幼稚園や保育園など、子どもたちを育む場でも残念ながら毎年のように事故が発生しています。特に重篤な事故は、子どもの命に関わる大きな問題です。そのため、保育者には事故を未然に防ぐための知識と実践力が求められます。2年生を対象とした授業「保育内容演習『健康』」(担当:齋藤めぐみ教授)では、実際の事故事例をもとに学びを深めています。
これまで学生たちは齋藤教授の指導のもと、講義形式で事故になりうる原因、事故への対応、予防策について学んできました。それら知識を応用して、学生たちは保育現場で実際に起きた6つの重篤な事故について6グループに分かれて、何が原因であったのか、どうやったら防げたのか研究してきました。11月26日(火)、今回はいよいよ事故事例研究の発表会です。
ワイドショーを参考に寸劇で分かりやすく伝える
齋藤教授が学生たちに求めた発表方法はとてもユニークなものでした。テレビのワイドショーを参考に、学生たちはキャスター役やコメンテーター役、再現VTRに登場する保育者や子ども役などに分かれ、それぞれの事故について寸劇をします。寸劇形式を採用したのは、事故を自分事として真剣に受け止めて考え、事故の内容を他の学生にわかりやすく伝え、記憶に残りやすくすることで、「学生たちが絶対に事故を起こさないように」との齋藤教授の願いがあるからです。

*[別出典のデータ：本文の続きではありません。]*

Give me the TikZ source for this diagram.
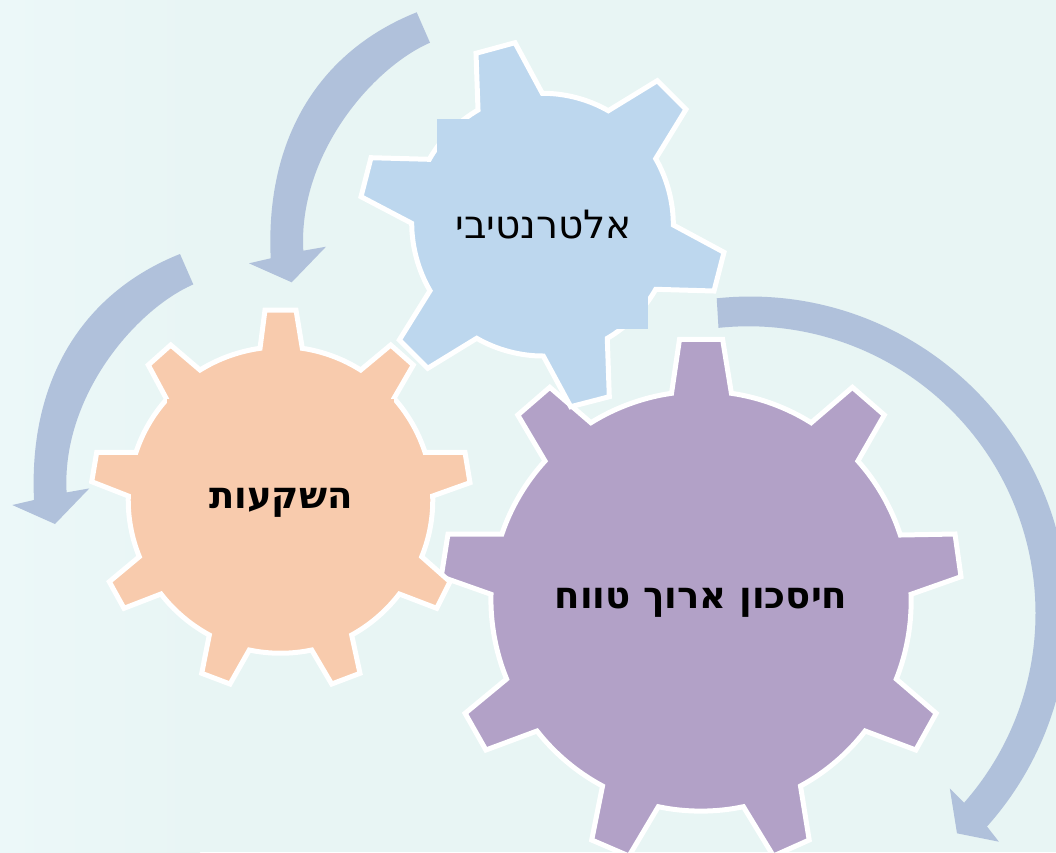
\documentclass[tikz,border=0pt]{standalone}
\usepackage{fontspec}
\newfontfamily\hebfont[Script=Hebrew]{DejaVu Sans}
\TeXXeTstate=1
\definecolor{bgmain}{HTML}{E8F5F4}
\definecolor{bgleft}{HTML}{ECF8F9}
\definecolor{arrowblue}{HTML}{B0C1DB}
\definecolor{gearblue}{HTML}{BDD7EE}
\definecolor{gearorange}{HTML}{F8CBAD}
\definecolor{gearpurple}{HTML}{B2A1C7}
\tikzset{
  gearline/.style={draw=white,line width=5pt,line join=miter,miter limit=10},
  rt/.style={bend left=12,looseness=.85},
  rb/.style={bend left=15.2,looseness=.85},
  bluearrow/.style={fill=arrowblue,draw=none},
  gearlabel/.style={font=\hebfont\fontsize{39}{46}\selectfont,text=black,inner sep=0pt,anchor=center},
  gearlabelbold/.style={gearlabel,font=\hebfont\bfseries\fontsize{37}{44}\selectfont},
}
\begin{document}
\begin{tikzpicture}[x=1pt,y=-1pt]
\useasboundingbox (0,0) rectangle (1056,852);
\clip (0,0) rectangle (1056,852);
\fill[bgmain] (0,0) rectangle (1056,852);
\shade[left color=bgleft,right color=bgmain,draw=none] (0,0) rectangle (200,852);

% block arrows
\fill[bluearrow] (416.7,12.3) .. controls (322,50) and (265,135) .. (270.7,258.3)
  -- (249,263.3) -- (291.7,282.3) -- (326,246.7) -- (303.3,250.7)
  .. controls (298,155) and (372,68) .. (430,42.7) -- cycle;
\begin{scope}[shift={(-236.7,241.7)}]
\fill[bluearrow] (416.7,12.3) .. controls (322,50) and (265,135) .. (270.7,258.3)
  -- (249,263.3) -- (291.7,282.3) -- (326,246.7) -- (303.3,250.7)
  .. controls (298,155) and (372,68) .. (430,42.7) -- cycle;
\end{scope}
\fill[bluearrow] (716.7,298.3) arc[start angle=-96,end angle=41.8,radius=318]
  -- (998.9,841.7) -- (957,833.3) -- (949.8,788.3) -- (964.1,802.7)
  arc[start angle=41.3,end angle=-96,radius=287] -- cycle;

% purple gear
\path[gearline,fill=gearpurple]
  (679.5,339.3) -- (722.6,339.3) -- (731.4,393.3) to[rt] (811.2,422.7)
  -- (852.4,387.3) -- (884.3,415) -- (857.9,461) to[rt] (900.3,535)
  -- (955,534) -- (961,576.7) -- (911,594.3) to[rt] (896.3,679)
  -- (936.2,713.3) -- (915.8,750) -- (865.1,731) to[rt] (800.5,786)
  -- (809.2,840) -- (773.4,856) -- (743.4,806.7) to[rt] (658.3,806.7)
  -- (629,856) -- (591.7,840) -- (602.5,786) to[rt] (537,731)
  -- (485.9,750) -- (465.1,713.3) -- (506.6,679) to[rt] (491,594.3)
  -- (441.2,576.7) -- (448,534) -- (501.9,534) to[rt] (545,461)
  -- (517.8,415) -- (549.8,387.3) -- (590.9,422.7) to[rt] (671.5,393.3) -- cycle;

% orange gear
\path[gearline,fill=gearorange]
  (265,310) -- (296,310) -- (302.3,348.3) to[rt] (360.7,370)
  -- (390.7,345) -- (413.3,365) -- (394,398.3) to[rt] (425,452.3)
  -- (465,452.3) -- (470,482.7) -- (432.7,496) to[rt] (421.7,556.7)
  -- (450,581.7) -- (436.7,608.3) -- (399.3,594) to[rt] (351.7,635)
  -- (360,673.3) -- (331.7,684) -- (311.7,650) to[rt] (249.3,650)
  -- (230,684) -- (201.7,673.3) -- (209.3,635) to[rt] (161,594)
  -- (124,608.3) -- (109.3,581.7) -- (139.3,556.7) to[rt] (128.3,496)
  -- (91.7,481.7) -- (96.7,452.3) -- (136,452.3) to[rt] (166.7,399.3)
  -- (148.3,365) -- (170.7,345) -- (200,370) to[rt] (260,348.3) -- cycle;
\fill[gearorange] (167,399) rectangle (394,590);

% blue gear
\path[gearline,fill=gearblue]
  (476,53.3) -- (515,42.7) -- (542.3,93.3) to[rb] (608.3,110.7)
  -- (657.3,80.7) -- (686,109.3) -- (655.7,158.7) to[rb] (673.3,225)
  -- (724,252.3) -- (714,291) -- (655.7,289.3) to[rb] (607.3,338.3)
  -- (609.3,396.7) -- (570.7,406.7) -- (543.3,356) to[rb] (476.7,338.3)
  -- (427.7,368.3) -- (399.3,340) -- (430,290.7) to[rb] (411.7,223.3)
  -- (361,196.7) -- (371,157.7) -- (429.3,159.3) to[rb] (478,110) -- cycle;
\fill[gearblue] (437.3,119) rectangle (648,329.3);

% labels
\node[gearlabel] (alt) at (543.5,224.5) {\beginR אלטרנטיבי\endR};
\node[gearlabelbold] (inv) at (281,503) {\beginR השקעות\endR};
\node[gearlabelbold] (sav) at (701,602.5) {\beginR חיסכון ארוך טווח\endR};
\end{tikzpicture}
\end{document}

第2グループが担当したのは、2019年、鹿児島県の許可外保育園で起きた事故事例です。保育士がまだ寝返りのできない乳児をうつぶせに寝かせそのまま放置したことで、乳児が窒息死した痛ましい事件です(当時の記事)。この事件は、経営者が「うつぶせ寝にすると寝つきが良くなる」と、絶対にしてはいけないうつぶせ寝にするよう保育士に日頃から伝えていたことに加え、県の基準を超えた乳児・児童を受け入れていたために、保育者が十分に目を配れなかったこと、さらには睡眠中の乳児の状態を確認せず経営者が外出してしまったことなど、複数の過失が重なっていました。学生たちは、「うつぶせ寝にしたこと」「子供どものお昼寝中には保育士同士で連携をとって継続的に見守ること」などの防止策をコメンテーターのセリフとして伝えていました。
このほかの寸劇でも、事故の具体的な状況や原因、防止策がわかりやすく描かれ、発表者はもちろん、それを観る学生たちにもわかりやすく伝えることができました。小道具や効果音を駆使して臨場感を演出するなど、各グループの発表は工夫を凝らした熱演となり、楽しくも真剣な学びの場が生まれました。
齋藤教授は「事故は起こらないに越したことはありませんが、起こる場合もあります。でも重篤な事故には必ず原因があります。原因を作らなければ防ぐことができるのです。、むやみに事故を怖がるのではなく、適切な対応策を身につけてほしい」と話します。この授業を通じて、学生たちは事故予防に対する意識を高めることができたことでしょう。